ST. GEORGE — A small brush fire behind a residence began burning out of control Wednesday evening – just hours before open burn permits were scheduled to become available to residents. No structure damage or injuries were reported.
At 7:30 p.m., a brush fire was reported behind a residence on the 1800 block of North Lava Flow Drive. When firefighters responded, they found an active fire burning in an open area just a few feet from a fenced backyard, St. George Fire Capt. Josh Christiansen said.
Firefighters began fighting the blaze and quickly brought it under control, Christiansen said. They continued dousing the area to extinguish the smoldering material piled up behind one of the homes.

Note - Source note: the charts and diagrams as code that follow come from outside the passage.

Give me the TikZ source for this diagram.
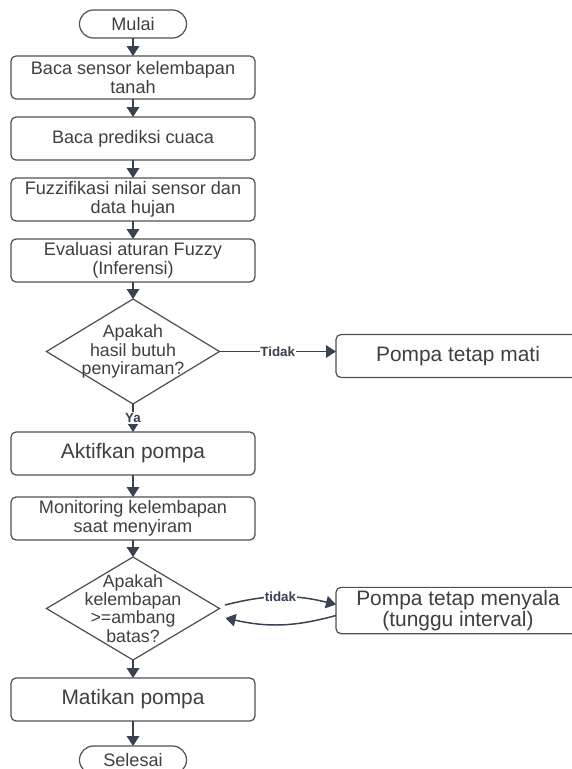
\documentclass[tikz,border=0pt]{standalone}
\usepackage{fontspec}
\setmainfont{Liberation Sans}
\usepackage{tikz}
\usetikzlibrary{positioning,arrows.meta,shapes.geometric}
\definecolor{txtgray}{HTML}{3F3F3F}
\definecolor{edgegray}{HTML}{505050}
\definecolor{arrowslate}{HTML}{394250}
\tikzset{
  prosesbox/.style={rectangle, draw=edgegray, line width=0.7pt, rounded corners=1mm, minimum width=4.88cm, minimum height=0.86cm, inner sep=0.5mm, outer sep=0pt, align=center, text=txtgray, font=\fontsize{10.3}{10.6}\selectfont},
  bigbox/.style={prosesbox, font=\fontsize{11.9}{12.4}\selectfont},
  terminal/.style={prosesbox, rounded corners=2.8mm, minimum width=2.14cm, minimum height=0.56cm},
  decision/.style={diamond, draw=edgegray, line width=0.7pt, aspect=1.65, inner sep=-2mm, outer sep=0pt, minimum width=3.46cm, minimum height=2.1cm, align=center, text=txtgray, font=\fontsize{10.1}{10.4}\selectfont},
  fwd/.style={-{Triangle[width=2.5mm,length=2mm]}, line width=1.1pt, draw=arrowslate},
  side/.style={fwd, line width=0.85pt},
  lbl/.style={fill=white, inner sep=0.5pt, text=arrowslate, font=\fontsize{7.6}{8}\selectfont\bfseries},
}

\begin{document}
\begin{tikzpicture}
\useasboundingbox (-2.66,0.48) rectangle (8.76,-14.9);
%Nodes
\node[terminal] (mulai) {Mulai};
\node[prosesbox] (bacaSensor) [below=0.36cm of mulai] {Baca sensor kelembapan\\tanah};
\node[prosesbox] (bacaCuaca) [below=0.36cm of bacaSensor] {Baca prediksi cuaca};
\node[prosesbox] (fuzzifikasi) [below=0.36cm of bacaCuaca] {Fuzzifikasi nilai sensor dan\\data hujan};
\node[prosesbox] (inferensi) [below=0.36cm of fuzzifikasi] {Evaluasi aturan Fuzzy\\(Inferensi)};
\node[decision] (cekSiram) [below=0.34cm of inferensi] {Apakah\\hasil butuh\\penyiraman?};
\node[bigbox] (tetapMati) [right=2.33cm of cekSiram, yshift=-0.09cm] {Pompa tetap mati};
\node[bigbox] (aktifkan) [below=0.56cm of cekSiram] {Aktifkan pompa};
\node[prosesbox] (monitoring) [below=0.44cm of aktifkan] {Monitoring kelembapan\\saat menyiram};
\node[decision, minimum height=2.06cm] (cekBatas) [below=0.34cm of monitoring] {Apakah\\kelembapan\\>=ambang\\batas?};
\node[bigbox] (tetapNyala) [right=2.33cm of cekBatas, yshift=-0.04cm] {Pompa tetap menyala\\(tunggu interval)};
\node[bigbox] (matikan) [below=0.36cm of cekBatas] {Matikan pompa};
\node[terminal] (selesai) [below=0.5cm of matikan] {Selesai};

%Lines
\draw[fwd] (mulai) -- (bacaSensor);
\draw[fwd] (bacaSensor) -- (bacaCuaca);
\draw[fwd] (bacaCuaca) -- (fuzzifikasi);
\draw[fwd] (fuzzifikasi) -- (inferensi);
\draw[fwd] (inferensi) -- (cekSiram);
\draw[side] (cekSiram.east) -- node[lbl] {Tidak} (cekSiram.east -| tetapMati.west);
\draw[fwd] (cekSiram) -- node[lbl] {Ya} (aktifkan);
\draw[fwd] (aktifkan) -- (monitoring);
\draw[fwd] (monitoring) -- (cekBatas);
\draw[side] ([shift={(0.11,0.07)}]cekBatas.east) to[bend left=14] node[lbl] {tidak} ([yshift=0.12cm]tetapNyala.west);
\draw[side] ([yshift=-0.1cm]tetapNyala.west) to[bend left=14] ([shift={(0.12,-0.19)}]cekBatas.east);
\draw[fwd] (cekBatas) -- (matikan);
\draw[fwd] (matikan) -- (selesai);
\end{tikzpicture}
\end{document}
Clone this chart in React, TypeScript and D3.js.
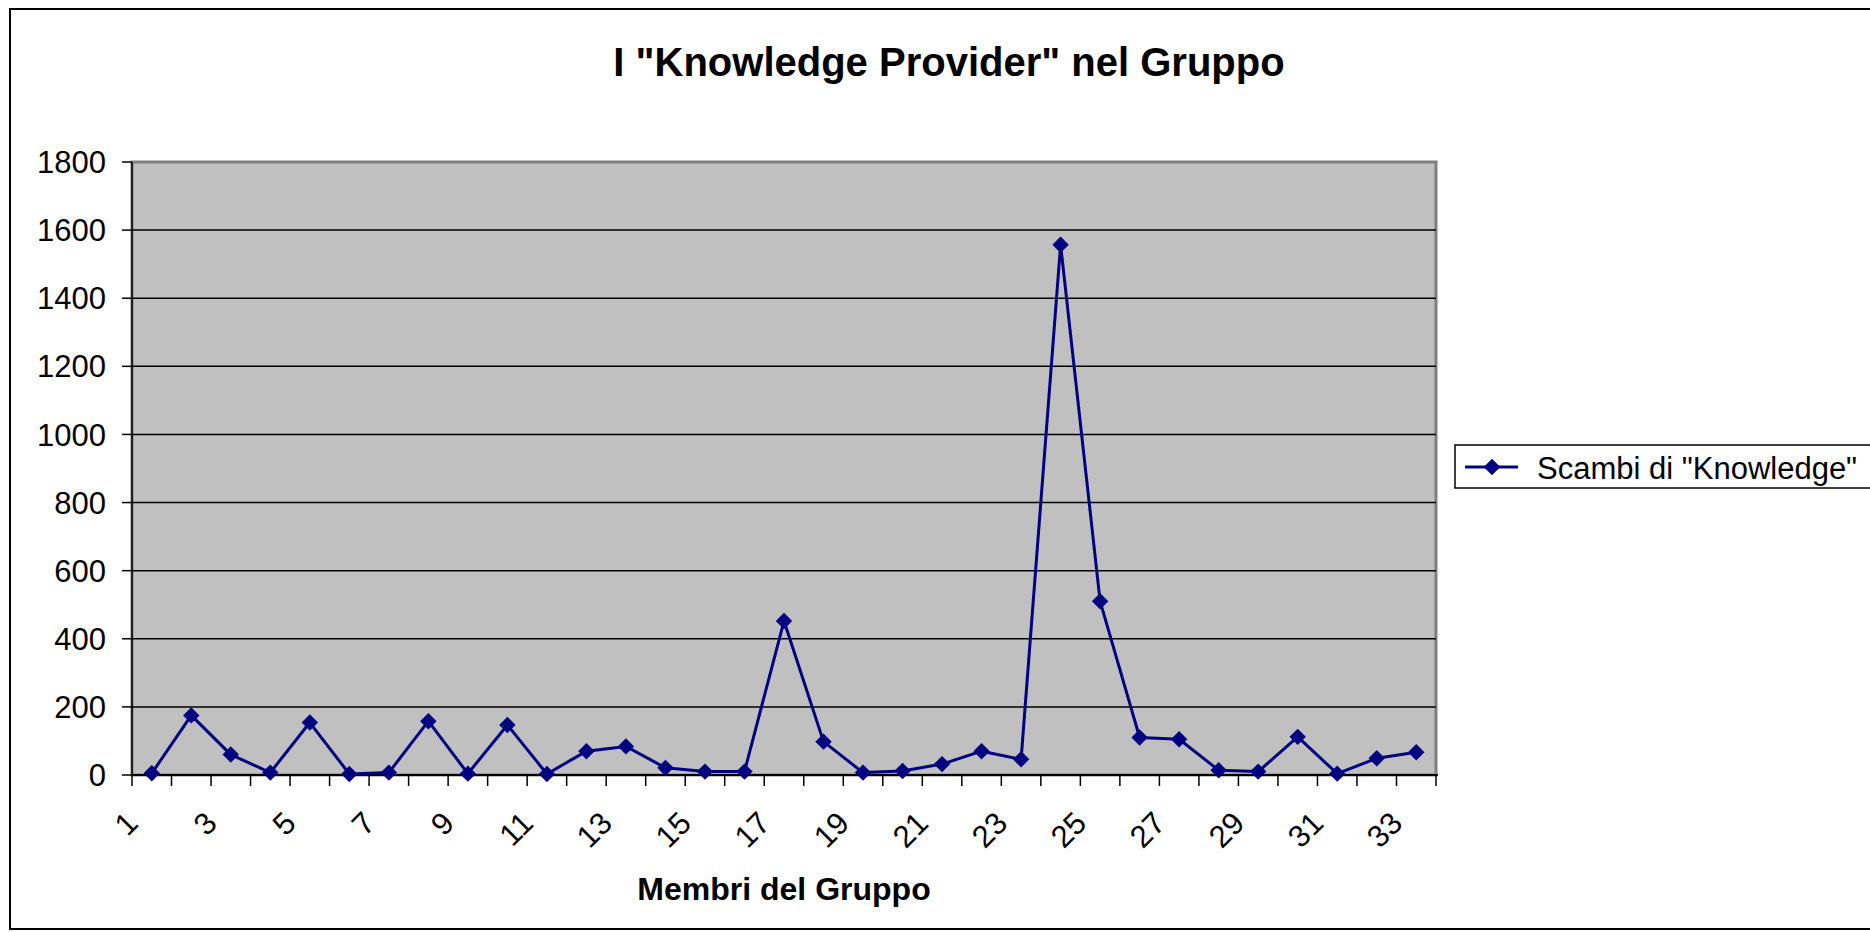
import React from "react";
import * as d3 from "d3";

const members = d3.range(1, 34).map(String);
const scambi = [
  5, 175, 60, 7, 154, 3, 7, 158, 4, 147, 3, 70, 84, 21, 10, 10, 452, 98, 7, 12,
  32, 70, 46, 1557, 510, 110, 105, 14, 10, 112, 4, 49, 67,
];
const yTicks = [0, 200, 400, 600, 800, 1000, 1200, 1400, 1600, 1800];

const title = 'I "Knowledge Provider" nel Gruppo';
const xTitle = "Membri del Gruppo";
const seriesName = 'Scambi di "Knowledge"';

const W = 1870;
const H = 932;
const FONT = "'Liberation Sans', Arial, sans-serif";
const NAVY = "#000080";

export default function App() {
  const left = 132, right = 1436, top = 162, bottom = 775;

  const x = d3.scaleBand().domain(members).range([left, right]).padding(0);
  const y = d3.scaleLinear().domain([0, 1800]).range([bottom, top]);

  const line = d3
    .line<number>()
    .x((d, i) => x(members[i])! + x.bandwidth() / 2)
    .y((d) => y(d));

  const diamond = d3.symbol().type(d3.symbolSquare).size(135)()!;

  // band edges for category ticks
  const edges = members.map((m) => x(m)!).concat([right]);

  return (
    <svg
      width={W}
      height={H}
      style={{ position: "absolute", left: 0, top: 0, background: "#fff" }}
      fontFamily={FONT}
    >
      <rect x={10} y={9} width={1900} height={920} fill="#fff" stroke="#000" strokeWidth={2} />

      <text x={949} y={76} textAnchor="middle" fontSize={40} fontWeight="bold">
        {title}
      </text>

      {/* plot area */}
      <rect x={left} y={top} width={right - left} height={bottom - top} fill="#C0C0C0" stroke="#808080" strokeWidth={3} />

      {yTicks.map((t) => (
        <g key={t}>
          {t > 0 && t < 1800 && (
            <line x1={left} x2={right} y1={y(t)} y2={y(t)} stroke="#000" strokeWidth={1.5} />
          )}
          <line x1={left - 10} x2={left} y1={y(t)} y2={y(t)} stroke="#000" strokeWidth={1.5} />
          <text x={106} y={y(t)} dy="0.36em" textAnchor="end" fontSize={31}>
            {t}
          </text>
        </g>
      ))}

      {/* axes */}
      <line x1={left} x2={left} y1={top} y2={bottom} stroke="#000" strokeWidth={1.5} />
      <line x1={left} x2={right + 2} y1={bottom} y2={bottom} stroke="#000" strokeWidth={2} />
      {edges.map((e, i) => (
        <line key={i} x1={e} x2={e} y1={bottom} y2={bottom + 11} stroke="#000" strokeWidth={1.5} />
      ))}

      {members.map((m, i) =>
        i % 2 === 0 ? (
          <text
            key={m}
            transform={`translate(${x(m)! + x.bandwidth() / 2 - 12},${bottom + 50}) rotate(-45)`}
            textAnchor="end"
            fontSize={31}
          >
            {m}
          </text>
        ) : null
      )}

      <text x={(left + right) / 2} y={900} textAnchor="middle" fontSize={32} fontWeight="bold">
        {xTitle}
      </text>

      {/* series */}
      <path d={line(scambi)!} fill="none" stroke={NAVY} strokeWidth={3} strokeLinejoin="round" />
      {scambi.map((v, i) => (
        <path
          key={i}
          d={diamond}
          transform={`translate(${x(members[i])! + x.bandwidth() / 2},${y(v)}) rotate(45)`}
          fill={NAVY}
        />
      ))}

      {/* legend */}
      <rect x={1455} y={445} width={440} height={43} fill="#fff" stroke="#000" strokeWidth={1.5} />
      <line x1={1465} x2={1518} y1={467} y2={467} stroke={NAVY} strokeWidth={3} />
      <path d={diamond} transform="translate(1492,467) rotate(45)" fill={NAVY} />
      <text x={1537} y={479} fontSize={31}>
        {seriesName}
      </text>
    </svg>
  );
}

The cause of the fire is undetermined at this time, Christiansen said, and the incident is under investigation.
Typically the fall burn season in Washington County officially opens September 15 and runs through November 15, unless air quality or weather conditions cause the season to close or the opening to be delayed, according to information provided by Washington County Interagency Burn Permit Management.
This year is not a typical year, Washington City Fire Chief Matt Evans said, adding the season is still closed for burning because air quality numbers don’t meet the standards needed to allow open burns. The burn season will remain closed until air quality numbers improve.
In order to regulate open burning in Washington County an air quality index is utilized that determines the clearing index, or the amount of time required for smoke and particles created by the combustion process to clear out of the atmosphere.
This index takes into account the area’s topography, or the geographical area the wind must move through, and how fast it moves through it. The combustion process releases large amounts of carbon dioxide, other gases, and solid substances directly into the air for people to breathe, which can create health issues.
The Clearing Index must be above 500 for open burning and Washington County is currently at 410 on the index, meaning the ventilation is poor and the smoke will sit in the atmosphere for an extended period of time. Additionally, those numbers are decreasing over the next three days, which only delays the season further. This delay is outlined on the three-day forecast for the area, which is indicated as Airshed No.3 found on the National Weather Service chart by clicking here.
Once the season opens, burn permit applications can be found online at Washington City’s website. The permits are valid for one day only, Evans said.
Once the permit process is completed an email is sent to the police department, fire department, and emergency dispatch to advise them of the address where the open burn is taking place, the chief said.
“This lets them know in case there is a problem, and it lets those responsible know if they see smoke in a particular area or neighborhood that it’s a lawful burn,” he said.
The fire chief also said that Washington County is unique in the permit process. It is the only county in Utah that uses a process that automatically generates emails and information to the appropriate agencies, and even alerts the applicant if there is an issue with air quality, or if a permit must be used at a later date.
“So it’s basically a one stop shop,” Evans said.
Violation of the closed fire season is a class-B misdemeanor and can result in a fine of up to $2,500 and one year in jail.
This report is based on preliminary information provided by law enforcement or other emergency responders and may not contain the full scope of findings.